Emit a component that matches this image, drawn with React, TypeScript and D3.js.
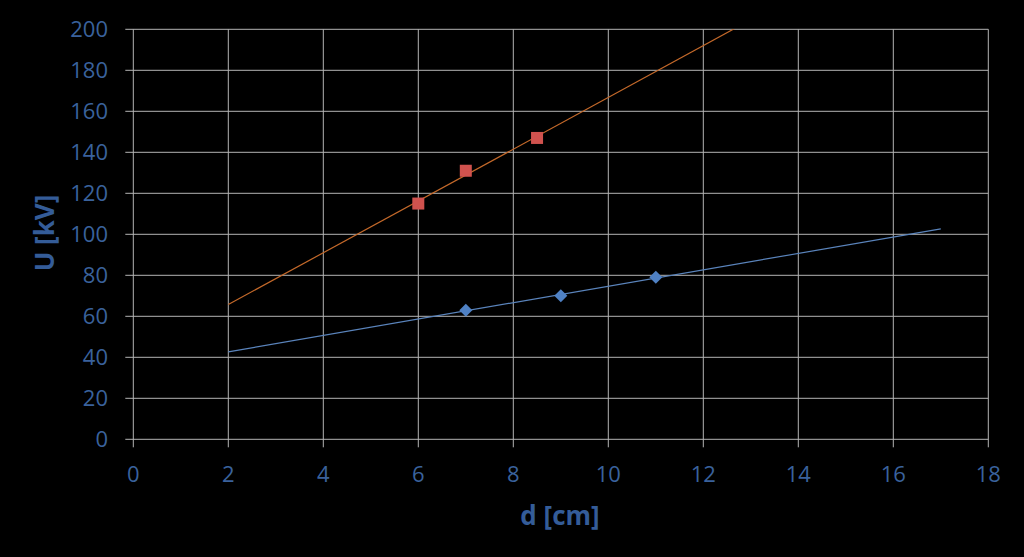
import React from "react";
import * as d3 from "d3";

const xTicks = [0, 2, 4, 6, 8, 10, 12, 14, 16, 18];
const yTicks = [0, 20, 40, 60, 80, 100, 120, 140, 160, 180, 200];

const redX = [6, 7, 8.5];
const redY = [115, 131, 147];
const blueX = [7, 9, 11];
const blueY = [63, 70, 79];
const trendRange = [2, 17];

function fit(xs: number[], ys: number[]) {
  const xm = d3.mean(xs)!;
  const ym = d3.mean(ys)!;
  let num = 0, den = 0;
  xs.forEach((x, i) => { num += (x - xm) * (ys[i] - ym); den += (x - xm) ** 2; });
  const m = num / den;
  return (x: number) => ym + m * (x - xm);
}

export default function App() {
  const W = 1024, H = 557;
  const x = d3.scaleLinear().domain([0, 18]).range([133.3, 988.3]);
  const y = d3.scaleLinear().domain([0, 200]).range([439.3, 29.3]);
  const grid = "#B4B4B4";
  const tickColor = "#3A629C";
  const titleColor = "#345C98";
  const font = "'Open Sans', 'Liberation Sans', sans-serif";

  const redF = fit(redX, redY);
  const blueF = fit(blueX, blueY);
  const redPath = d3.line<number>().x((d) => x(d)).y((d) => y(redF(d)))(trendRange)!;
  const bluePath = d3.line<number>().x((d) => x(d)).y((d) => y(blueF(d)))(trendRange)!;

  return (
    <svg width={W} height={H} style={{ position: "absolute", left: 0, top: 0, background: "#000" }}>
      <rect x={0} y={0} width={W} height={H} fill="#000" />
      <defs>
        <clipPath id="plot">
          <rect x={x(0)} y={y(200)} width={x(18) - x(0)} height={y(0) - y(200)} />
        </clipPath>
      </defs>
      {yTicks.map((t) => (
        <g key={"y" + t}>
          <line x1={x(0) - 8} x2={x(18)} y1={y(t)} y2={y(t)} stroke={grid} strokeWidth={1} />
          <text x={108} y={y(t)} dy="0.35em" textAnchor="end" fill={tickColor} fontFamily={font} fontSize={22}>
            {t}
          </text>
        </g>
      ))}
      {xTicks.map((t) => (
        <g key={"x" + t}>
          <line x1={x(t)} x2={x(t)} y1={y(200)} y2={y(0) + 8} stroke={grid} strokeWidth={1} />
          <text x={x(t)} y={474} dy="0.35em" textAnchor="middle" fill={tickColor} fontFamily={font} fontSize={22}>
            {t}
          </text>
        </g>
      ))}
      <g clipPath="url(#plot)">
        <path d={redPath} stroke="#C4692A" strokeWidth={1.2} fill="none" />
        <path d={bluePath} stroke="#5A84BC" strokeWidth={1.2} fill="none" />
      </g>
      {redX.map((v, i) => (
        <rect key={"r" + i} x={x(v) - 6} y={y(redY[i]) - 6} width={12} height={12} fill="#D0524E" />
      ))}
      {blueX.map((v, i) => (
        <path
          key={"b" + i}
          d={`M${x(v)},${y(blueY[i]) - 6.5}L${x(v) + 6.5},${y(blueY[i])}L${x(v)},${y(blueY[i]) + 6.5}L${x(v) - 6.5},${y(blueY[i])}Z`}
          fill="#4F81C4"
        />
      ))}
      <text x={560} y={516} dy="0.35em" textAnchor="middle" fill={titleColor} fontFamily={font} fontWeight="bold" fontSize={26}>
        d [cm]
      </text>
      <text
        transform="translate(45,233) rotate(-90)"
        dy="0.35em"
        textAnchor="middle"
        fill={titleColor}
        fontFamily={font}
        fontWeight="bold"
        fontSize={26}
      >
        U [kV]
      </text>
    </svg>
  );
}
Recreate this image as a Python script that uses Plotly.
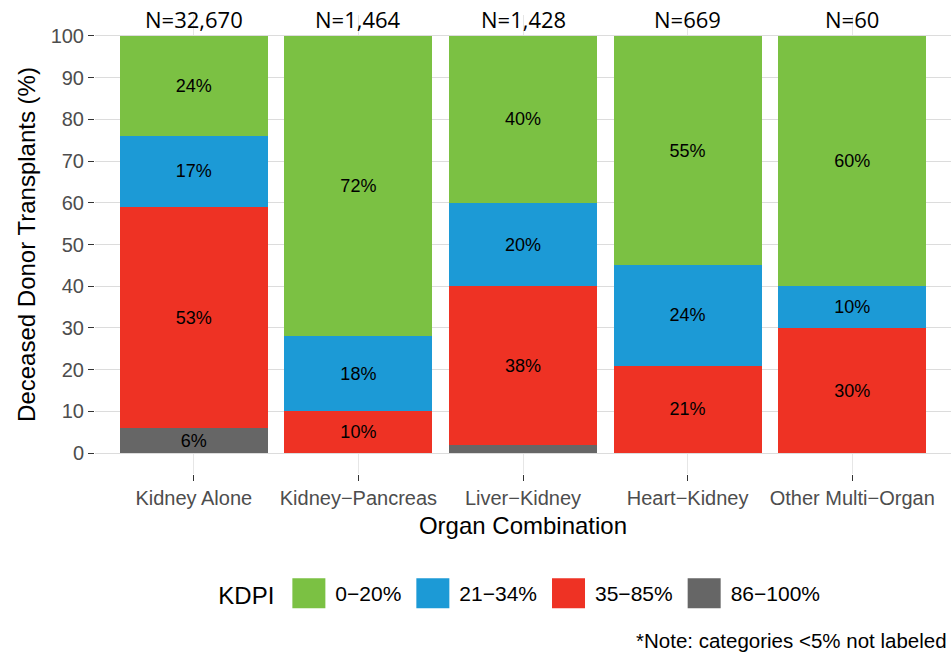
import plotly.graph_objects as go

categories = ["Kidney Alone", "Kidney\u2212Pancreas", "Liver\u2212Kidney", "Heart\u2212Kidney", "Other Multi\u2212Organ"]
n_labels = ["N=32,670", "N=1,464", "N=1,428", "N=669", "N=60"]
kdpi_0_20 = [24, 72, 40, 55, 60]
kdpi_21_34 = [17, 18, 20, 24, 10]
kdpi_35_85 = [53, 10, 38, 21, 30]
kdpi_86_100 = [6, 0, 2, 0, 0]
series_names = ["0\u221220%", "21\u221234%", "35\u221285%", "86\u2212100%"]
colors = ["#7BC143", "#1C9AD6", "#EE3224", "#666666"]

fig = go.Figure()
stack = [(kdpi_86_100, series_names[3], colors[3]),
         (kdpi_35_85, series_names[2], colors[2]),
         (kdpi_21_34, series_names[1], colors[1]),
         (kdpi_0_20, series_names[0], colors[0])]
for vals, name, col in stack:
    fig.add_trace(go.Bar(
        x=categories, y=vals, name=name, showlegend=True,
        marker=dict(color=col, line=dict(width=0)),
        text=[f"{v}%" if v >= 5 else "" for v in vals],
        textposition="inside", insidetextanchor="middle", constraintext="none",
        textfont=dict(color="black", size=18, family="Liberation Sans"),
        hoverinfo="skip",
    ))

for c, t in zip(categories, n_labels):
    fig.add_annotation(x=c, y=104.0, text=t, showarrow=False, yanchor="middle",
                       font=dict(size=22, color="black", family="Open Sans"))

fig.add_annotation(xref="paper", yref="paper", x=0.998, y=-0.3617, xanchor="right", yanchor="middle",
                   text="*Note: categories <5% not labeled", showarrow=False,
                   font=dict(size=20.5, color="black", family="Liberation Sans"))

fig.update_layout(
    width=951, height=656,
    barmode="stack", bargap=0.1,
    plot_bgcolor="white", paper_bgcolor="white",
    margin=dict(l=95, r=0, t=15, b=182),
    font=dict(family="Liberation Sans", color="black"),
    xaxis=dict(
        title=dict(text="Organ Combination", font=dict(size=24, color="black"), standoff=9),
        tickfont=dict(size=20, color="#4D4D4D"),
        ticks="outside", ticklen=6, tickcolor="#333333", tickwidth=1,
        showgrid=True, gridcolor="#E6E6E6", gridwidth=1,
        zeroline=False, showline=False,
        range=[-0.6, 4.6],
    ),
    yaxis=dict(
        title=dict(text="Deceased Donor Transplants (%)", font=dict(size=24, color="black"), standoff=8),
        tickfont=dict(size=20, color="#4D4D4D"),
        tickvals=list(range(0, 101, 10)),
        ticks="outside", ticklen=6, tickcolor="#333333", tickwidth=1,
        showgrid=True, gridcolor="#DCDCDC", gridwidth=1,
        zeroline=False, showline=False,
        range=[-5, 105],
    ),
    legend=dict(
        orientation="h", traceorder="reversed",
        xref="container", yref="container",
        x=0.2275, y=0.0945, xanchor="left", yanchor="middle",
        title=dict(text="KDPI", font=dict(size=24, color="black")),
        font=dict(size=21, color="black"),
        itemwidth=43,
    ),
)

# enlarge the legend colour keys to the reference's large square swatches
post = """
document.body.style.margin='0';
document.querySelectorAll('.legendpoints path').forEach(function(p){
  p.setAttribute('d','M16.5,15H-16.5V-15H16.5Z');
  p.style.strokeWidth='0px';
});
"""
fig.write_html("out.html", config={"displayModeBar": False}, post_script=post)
________________________________________
Task details
Your task is to reproduce exactly the lines from the start of the data above through the line containing "const bluePath = d3.line<number>().x((d)", leaving every picture out.

Problem solution
Emit a component that matches this image, drawn with React, TypeScript and D3.js.
import React from "react";
import * as d3 from "d3";

const xTicks = [0, 2, 4, 6, 8, 10, 12, 14, 16, 18];
const yTicks = [0, 20, 40, 60, 80, 100, 120, 140, 160, 180, 200];

const redX = [6, 7, 8.5];
const redY = [115, 131, 147];
const blueX = [7, 9, 11];
const blueY = [63, 70, 79];
const trendRange = [2, 17];

function fit(xs: number[], ys: number[]) {
  const xm = d3.mean(xs)!;
  const ym = d3.mean(ys)!;
  let num = 0, den = 0;
  xs.forEach((x, i) => { num += (x - xm) * (ys[i] - ym); den += (x - xm) ** 2; });
  const m = num / den;
  return (x: number) => ym + m * (x - xm);
}

export default function App() {
  const W = 1024, H = 557;
  const x = d3.scaleLinear().domain([0, 18]).range([133.3, 988.3]);
  const y = d3.scaleLinear().domain([0, 200]).range([439.3, 29.3]);
  const grid = "#B4B4B4";
  const tickColor = "#3A629C";
  const titleColor = "#345C98";
  const font = "'Open Sans', 'Liberation Sans', sans-serif";

  const redF = fit(redX, redY);
  const blueF = fit(blueX, blueY);
  const redPath = d3.line<number>().x((d) => x(d)).y((d) => y(redF(d)))(trendRange)!;
  const bluePath = d3.line<number>().x((d) => x(d)).y((d) => y(blueF(d)))(trendRange)!;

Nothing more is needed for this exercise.